## To be done
Keep the pictures out of the copy and print all the entries below exactly.

▽

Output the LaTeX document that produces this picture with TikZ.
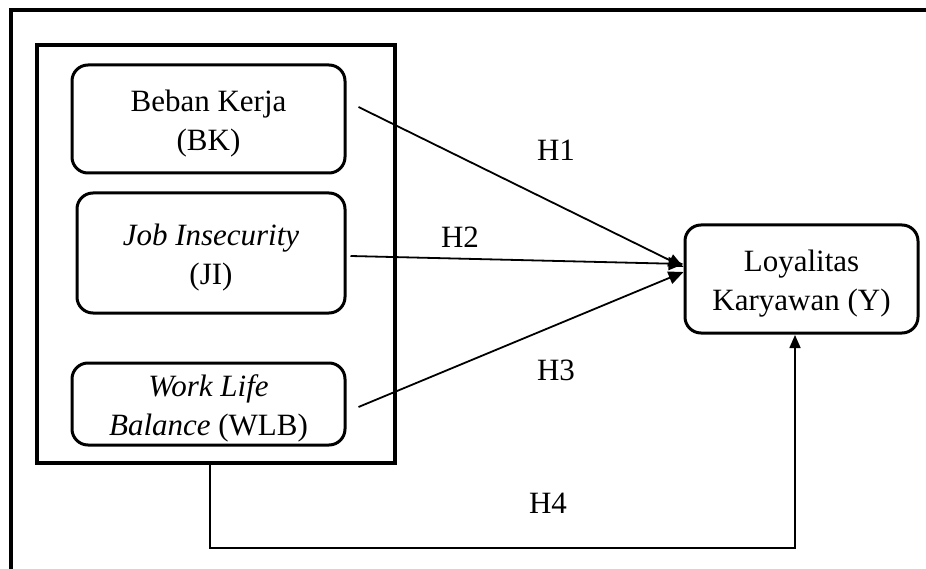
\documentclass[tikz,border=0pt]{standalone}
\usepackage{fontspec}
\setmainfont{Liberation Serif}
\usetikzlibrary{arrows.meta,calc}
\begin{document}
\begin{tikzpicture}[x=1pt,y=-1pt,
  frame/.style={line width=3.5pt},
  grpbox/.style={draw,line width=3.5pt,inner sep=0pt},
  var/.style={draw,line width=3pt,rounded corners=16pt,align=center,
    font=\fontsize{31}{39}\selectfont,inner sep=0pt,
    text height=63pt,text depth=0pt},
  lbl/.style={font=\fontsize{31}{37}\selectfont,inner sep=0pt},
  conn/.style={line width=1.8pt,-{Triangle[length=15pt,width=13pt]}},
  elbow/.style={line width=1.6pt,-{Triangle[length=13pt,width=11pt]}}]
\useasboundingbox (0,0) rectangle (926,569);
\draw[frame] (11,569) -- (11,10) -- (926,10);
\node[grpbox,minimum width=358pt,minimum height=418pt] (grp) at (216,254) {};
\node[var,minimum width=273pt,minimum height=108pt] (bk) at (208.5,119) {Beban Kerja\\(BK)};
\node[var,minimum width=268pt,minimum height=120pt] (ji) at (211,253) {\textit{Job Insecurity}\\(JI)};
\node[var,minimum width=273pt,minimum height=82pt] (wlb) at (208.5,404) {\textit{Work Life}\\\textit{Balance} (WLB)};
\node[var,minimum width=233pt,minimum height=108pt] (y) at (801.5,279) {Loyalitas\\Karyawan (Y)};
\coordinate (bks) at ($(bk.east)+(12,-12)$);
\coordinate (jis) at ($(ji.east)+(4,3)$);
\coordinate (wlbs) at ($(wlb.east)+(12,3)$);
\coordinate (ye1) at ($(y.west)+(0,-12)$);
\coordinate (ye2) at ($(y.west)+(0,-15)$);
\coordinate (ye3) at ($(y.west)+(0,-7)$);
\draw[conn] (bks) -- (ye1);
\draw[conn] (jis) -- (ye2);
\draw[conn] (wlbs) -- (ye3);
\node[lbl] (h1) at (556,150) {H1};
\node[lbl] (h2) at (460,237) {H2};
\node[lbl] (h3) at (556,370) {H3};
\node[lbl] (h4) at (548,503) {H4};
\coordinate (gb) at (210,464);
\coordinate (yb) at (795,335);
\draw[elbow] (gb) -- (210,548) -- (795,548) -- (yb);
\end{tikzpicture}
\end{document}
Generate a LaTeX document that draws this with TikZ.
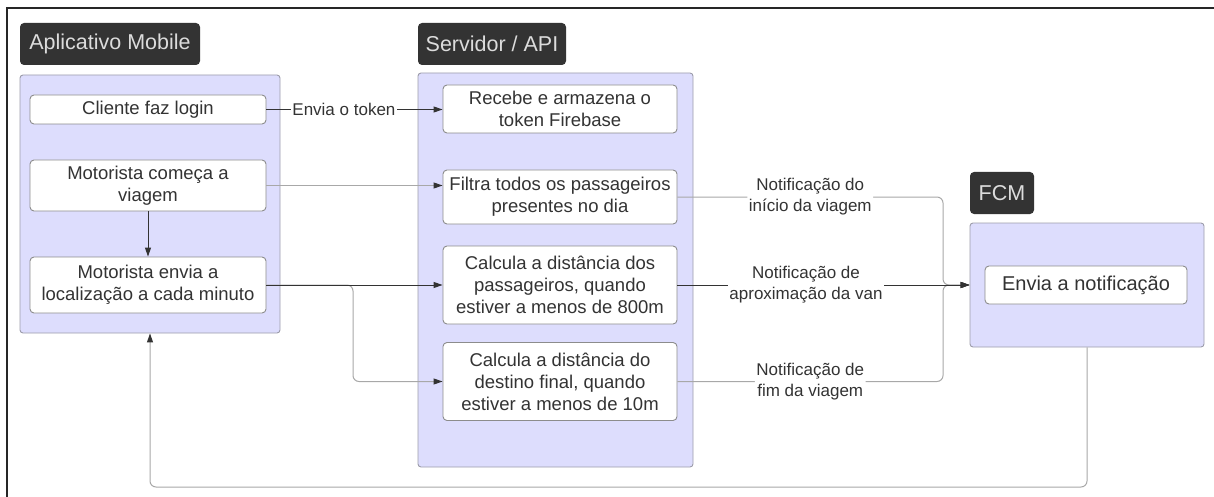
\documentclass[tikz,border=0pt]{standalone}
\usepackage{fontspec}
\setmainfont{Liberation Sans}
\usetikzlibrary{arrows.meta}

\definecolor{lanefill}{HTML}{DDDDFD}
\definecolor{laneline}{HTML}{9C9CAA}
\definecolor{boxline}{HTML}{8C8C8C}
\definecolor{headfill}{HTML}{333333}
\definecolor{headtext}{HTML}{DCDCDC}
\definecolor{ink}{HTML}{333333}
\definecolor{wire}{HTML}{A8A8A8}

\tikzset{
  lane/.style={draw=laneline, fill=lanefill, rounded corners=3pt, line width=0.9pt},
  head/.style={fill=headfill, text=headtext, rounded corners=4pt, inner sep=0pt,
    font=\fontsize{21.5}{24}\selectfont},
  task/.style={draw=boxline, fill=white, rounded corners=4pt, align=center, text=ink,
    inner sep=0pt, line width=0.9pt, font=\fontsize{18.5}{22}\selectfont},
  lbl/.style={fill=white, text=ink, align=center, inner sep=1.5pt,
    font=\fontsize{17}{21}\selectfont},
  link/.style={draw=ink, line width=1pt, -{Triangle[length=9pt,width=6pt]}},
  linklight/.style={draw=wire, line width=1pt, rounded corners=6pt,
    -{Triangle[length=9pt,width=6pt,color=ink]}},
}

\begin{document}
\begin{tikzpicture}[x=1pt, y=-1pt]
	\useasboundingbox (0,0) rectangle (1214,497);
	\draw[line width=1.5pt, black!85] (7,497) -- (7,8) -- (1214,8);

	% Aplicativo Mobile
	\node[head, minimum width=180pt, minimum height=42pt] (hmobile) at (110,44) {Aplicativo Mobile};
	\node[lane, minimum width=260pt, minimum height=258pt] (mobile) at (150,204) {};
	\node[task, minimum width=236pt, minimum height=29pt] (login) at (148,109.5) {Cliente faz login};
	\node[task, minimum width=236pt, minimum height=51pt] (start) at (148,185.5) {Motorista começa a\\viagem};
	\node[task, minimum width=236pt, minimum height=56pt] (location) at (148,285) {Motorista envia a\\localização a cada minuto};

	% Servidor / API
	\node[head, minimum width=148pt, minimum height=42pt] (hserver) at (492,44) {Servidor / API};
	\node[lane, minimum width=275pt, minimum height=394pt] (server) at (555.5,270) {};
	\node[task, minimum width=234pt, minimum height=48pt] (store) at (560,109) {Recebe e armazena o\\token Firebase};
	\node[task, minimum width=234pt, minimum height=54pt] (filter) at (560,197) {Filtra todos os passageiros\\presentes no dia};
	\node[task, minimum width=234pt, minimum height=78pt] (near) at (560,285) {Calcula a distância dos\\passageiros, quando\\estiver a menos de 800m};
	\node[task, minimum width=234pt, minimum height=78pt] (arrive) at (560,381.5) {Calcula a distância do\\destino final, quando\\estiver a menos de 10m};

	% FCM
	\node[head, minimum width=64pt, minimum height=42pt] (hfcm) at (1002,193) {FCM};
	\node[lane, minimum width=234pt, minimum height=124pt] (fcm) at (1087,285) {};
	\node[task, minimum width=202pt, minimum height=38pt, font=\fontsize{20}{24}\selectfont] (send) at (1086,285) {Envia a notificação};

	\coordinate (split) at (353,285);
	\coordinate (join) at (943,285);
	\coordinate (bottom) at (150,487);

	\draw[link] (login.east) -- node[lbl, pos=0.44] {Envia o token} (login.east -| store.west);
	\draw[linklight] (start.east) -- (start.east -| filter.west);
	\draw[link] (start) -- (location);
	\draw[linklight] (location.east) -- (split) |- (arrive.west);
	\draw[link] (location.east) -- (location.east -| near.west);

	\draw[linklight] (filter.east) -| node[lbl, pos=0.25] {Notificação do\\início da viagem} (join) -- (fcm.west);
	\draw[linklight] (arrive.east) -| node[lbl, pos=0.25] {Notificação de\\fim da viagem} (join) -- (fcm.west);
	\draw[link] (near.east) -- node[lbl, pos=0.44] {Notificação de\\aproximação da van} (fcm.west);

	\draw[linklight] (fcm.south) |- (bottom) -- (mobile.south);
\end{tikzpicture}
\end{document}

△

## Correct response
Output the LaTeX document that produces this picture with TikZ.
\documentclass[tikz,border=0pt]{standalone}
\usepackage{fontspec}
\setmainfont{Liberation Serif}
\usetikzlibrary{arrows.meta,calc}
\begin{document}
\begin{tikzpicture}[x=1pt,y=-1pt,
  frame/.style={line width=3.5pt},
  grpbox/.style={draw,line width=3.5pt,inner sep=0pt},
  var/.style={draw,line width=3pt,rounded corners=16pt,align=center,
    font=\fontsize{31}{39}\selectfont,inner sep=0pt,
    text height=63pt,text depth=0pt},
  lbl/.style={font=\fontsize{31}{37}\selectfont,inner sep=0pt},
  conn/.style={line width=1.8pt,-{Triangle[length=15pt,width=13pt]}},
  elbow/.style={line width=1.6pt,-{Triangle[length=13pt,width=11pt]}}]
\useasboundingbox (0,0) rectangle (926,569);
\draw[frame] (11,569) -- (11,10) -- (926,10);
\node[grpbox,minimum width=358pt,minimum height=418pt] (grp) at (216,254) {};
\node[var,minimum width=273pt,minimum height=108pt] (bk) at (208.5,119) {Beban Kerja\\(BK)};
\node[var,minimum width=268pt,minimum height=120pt] (ji) at (211,253) {\textit{Job Insecurity}\\(JI)};
\node[var,minimum width=273pt,minimum height=82pt] (wlb) at (208.5,404) {\textit{Work Life}\\\textit{Balance} (WLB)};
\node[var,minimum width=233pt,minimum height=108pt] (y) at (801.5,279) {Loyalitas\\Karyawan (Y)};
\coordinate (bks) at ($(bk.east)+(12,-12)$);
\coordinate (jis) at ($(ji.east)+(4,3)$);
\coordinate (wlbs) at ($(wlb.east)+(12,3)$);
\coordinate (ye1) at ($(y.west)+(0,-12)$);
\coordinate (ye2) at ($(y.west)+(0,-15)$);
\coordinate (ye3) at ($(y.west)+(0,-7)$);
\draw[conn] (bks) -- (ye1);
\draw[conn] (jis) -- (ye2);
\draw[conn] (wlbs) -- (ye3);
\node[lbl] (h1) at (556,150) {H1};
\node[lbl] (h2) at (460,237) {H2};
\node[lbl] (h3) at (556,370) {H3};
\node[lbl] (h4) at (548,503) {H4};
\coordinate (gb) at (210,464);
\coordinate (yb) at (795,335);
\draw[elbow] (gb) -- (210,548) -- (795,548) -- (yb);
\end{tikzpicture}
\end{document}
Generate a LaTeX document that draws this with TikZ.
\documentclass[tikz,border=0pt]{standalone}
\usepackage{fontspec}
\setmainfont{Liberation Sans}
\usetikzlibrary{arrows.meta}

\definecolor{lanefill}{HTML}{DDDDFD}
\definecolor{laneline}{HTML}{9C9CAA}
\definecolor{boxline}{HTML}{8C8C8C}
\definecolor{headfill}{HTML}{333333}
\definecolor{headtext}{HTML}{DCDCDC}
\definecolor{ink}{HTML}{333333}
\definecolor{wire}{HTML}{A8A8A8}

\tikzset{
  lane/.style={draw=laneline, fill=lanefill, rounded corners=3pt, line width=0.9pt},
  head/.style={fill=headfill, text=headtext, rounded corners=4pt, inner sep=0pt,
    font=\fontsize{21.5}{24}\selectfont},
  task/.style={draw=boxline, fill=white, rounded corners=4pt, align=center, text=ink,
    inner sep=0pt, line width=0.9pt, font=\fontsize{18.5}{22}\selectfont},
  lbl/.style={fill=white, text=ink, align=center, inner sep=1.5pt,
    font=\fontsize{17}{21}\selectfont},
  link/.style={draw=ink, line width=1pt, -{Triangle[length=9pt,width=6pt]}},
  linklight/.style={draw=wire, line width=1pt, rounded corners=6pt,
    -{Triangle[length=9pt,width=6pt,color=ink]}},
}

\begin{document}
\begin{tikzpicture}[x=1pt, y=-1pt]
	\useasboundingbox (0,0) rectangle (1214,497);
	\draw[line width=1.5pt, black!85] (7,497) -- (7,8) -- (1214,8);

	% Aplicativo Mobile
	\node[head, minimum width=180pt, minimum height=42pt] (hmobile) at (110,44) {Aplicativo Mobile};
	\node[lane, minimum width=260pt, minimum height=258pt] (mobile) at (150,204) {};
	\node[task, minimum width=236pt, minimum height=29pt] (login) at (148,109.5) {Cliente faz login};
	\node[task, minimum width=236pt, minimum height=51pt] (start) at (148,185.5) {Motorista começa a\\viagem};
	\node[task, minimum width=236pt, minimum height=56pt] (location) at (148,285) {Motorista envia a\\localização a cada minuto};

	% Servidor / API
	\node[head, minimum width=148pt, minimum height=42pt] (hserver) at (492,44) {Servidor / API};
	\node[lane, minimum width=275pt, minimum height=394pt] (server) at (555.5,270) {};
	\node[task, minimum width=234pt, minimum height=48pt] (store) at (560,109) {Recebe e armazena o\\token Firebase};
	\node[task, minimum width=234pt, minimum height=54pt] (filter) at (560,197) {Filtra todos os passageiros\\presentes no dia};
	\node[task, minimum width=234pt, minimum height=78pt] (near) at (560,285) {Calcula a distância dos\\passageiros, quando\\estiver a menos de 800m};
	\node[task, minimum width=234pt, minimum height=78pt] (arrive) at (560,381.5) {Calcula a distância do\\destino final, quando\\estiver a menos de 10m};

	% FCM
	\node[head, minimum width=64pt, minimum height=42pt] (hfcm) at (1002,193) {FCM};
	\node[lane, minimum width=234pt, minimum height=124pt] (fcm) at (1087,285) {};
	\node[task, minimum width=202pt, minimum height=38pt, font=\fontsize{20}{24}\selectfont] (send) at (1086,285) {Envia a notificação};

	\coordinate (split) at (353,285);
	\coordinate (join) at (943,285);
	\coordinate (bottom) at (150,487);

	\draw[link] (login.east) -- node[lbl, pos=0.44] {Envia o token} (login.east -| store.west);
	\draw[linklight] (start.east) -- (start.east -| filter.west);
	\draw[link] (start) -- (location);
	\draw[linklight] (location.east) -- (split) |- (arrive.west);
	\draw[link] (location.east) -- (location.east -| near.west);

	\draw[linklight] (filter.east) -| node[lbl, pos=0.25] {Notificação do\\início da viagem} (join) -- (fcm.west);
	\draw[linklight] (arrive.east) -| node[lbl, pos=0.25] {Notificação de\\fim da viagem} (join) -- (fcm.west);
	\draw[link] (near.east) -- node[lbl, pos=0.44] {Notificação de\\aproximação da van} (fcm.west);

	\draw[linklight] (fcm.south) |- (bottom) -- (mobile.south);
\end{tikzpicture}
\end{document}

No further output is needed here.